I need proper explanation of linear thermal radiation and nonlinear thermal radiation. And how to differentiate whether a particular fluid flow is subjected to linear or nonlinear thermal radiation by observing the governing equations?
But@dudley i have noticed in many research articles that the concerned flow being subjected to either linear/non-linear thermal radiation
That may be so but it just means that the authors are using the terms incorrectly. Perhaps they have created a boundary condition with linearly varying temperature and are considering radiative heat transfer in their calculations, but this doesn't mean that it's "linear radiation". Radiative heat transfer is not often considered in a flow. Are you trying to model the Space-X rocket or something like that? Many years ago when the Saturn V engine was first developed, Lockheed promised to provide a numerical model of the engines to NASA. Launch was approaching and no model. William R. Waldrop said he would do it and he did... in FORTRAN on punch cards.
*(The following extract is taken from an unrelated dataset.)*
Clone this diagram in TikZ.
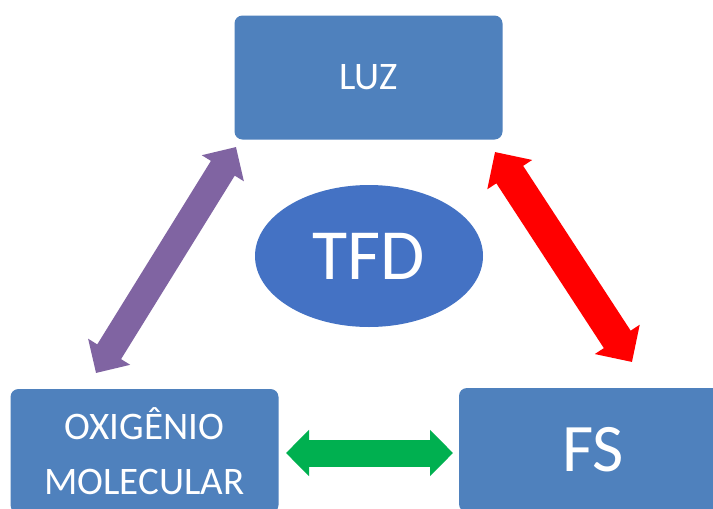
\documentclass[tikz,border=0pt]{standalone}
\usepackage{fontspec}
\setmainfont{Carlito}
\usetikzlibrary{arrows.meta,shapes.geometric}
\definecolor{boxblue}{HTML}{4F81BD}
\definecolor{ellblue}{HTML}{4472C4}
\definecolor{arrpurple}{HTML}{8064A2}
\definecolor{arrred}{HTML}{FF0000}
\definecolor{arrgreen}{HTML}{00B050}
\begin{document}
\begin{tikzpicture}[x=1pt,y=-1pt,
  box/.style={fill=boxblue, rounded corners=8pt, minimum width=268pt, minimum height=124pt,
    inner sep=0pt, text=white, align=center, font=\fontsize{39}{55}\selectfont},
  bigarrow/.style n args={4}{draw=#1, line width=#2,
    {Triangle[width=#3,length=#4]}-{Triangle[width=#3,length=#4]}}
]
\clip (0,0) rectangle (713,509);
\fill[white] (0,0) rectangle (713,509);
\node[box] (luz) at (368.5,77.5) {LUZ};
\node[box] (oxi) at (144.5,451) {OXIGÊNIO\\MOLECULAR};
\node[box, font=\fontsize{68}{72}\selectfont] (fs) at (593,450) {FS};
\node[ellipse, fill=ellblue, minimum width=228pt, minimum height=142pt, inner sep=0pt,
  text=white, font=\fontsize{72}{80}\selectfont] (tfd) at (369,256) {TFD};
\coordinate (pa) at (96,373);
\coordinate (pb) at (236,147);
\coordinate (ra) at (495,152);
\coordinate (rb) at (632,362);
\coordinate (ga) at (286,453);
\coordinate (gb) at (453,453);
\draw[bigarrow={arrpurple}{28pt}{48pt}{25pt}] (pa) -- (pb);
\draw[bigarrow={arrred}{32pt}{52pt}{27pt}] (ra) -- (rb);
\draw[bigarrow={arrgreen}{27pt}{45pt}{23pt}] (ga) -- (gb);
\end{tikzpicture}
\end{document}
He wanted to get a PhD and they weren't interested in the Aerospace department, so he got into the Chemical Engineering department at LSU and turned the Saturn V rocket engine code into a sediment transport code because there was funding to model the Mississippi River as it flowed out into the Gulf of Mexico. Then he converted it into a reservoir model. Not that's some accomplishment!
In simplified heat transfer calculations the radiative convective coefficient is defined as: hr=sigma x [(T1^2-T2^2) x (T1+T2)] x emissivity, W/m^2/K. This is simply: sigma x (T1^4-T2^4)/(T1-T2) x emissivity. This, linearised form can be used in some complex cavities where radiation is small compared with convection, rather than the highly non-linear T^4 format: the value of hr is then added to the convective coefficient. It is a useful approximation, often used in engineering calculations, but must be used with due care and attention.
Jack Broughton the first relation should be hr=sigma x {(T1^2+T2^2) x (T1+T2)] x emissivity
Madiha Takreem: you are quite correct: a typo I'm afraid. If the temperature differences in the zone are small it is a good simplification.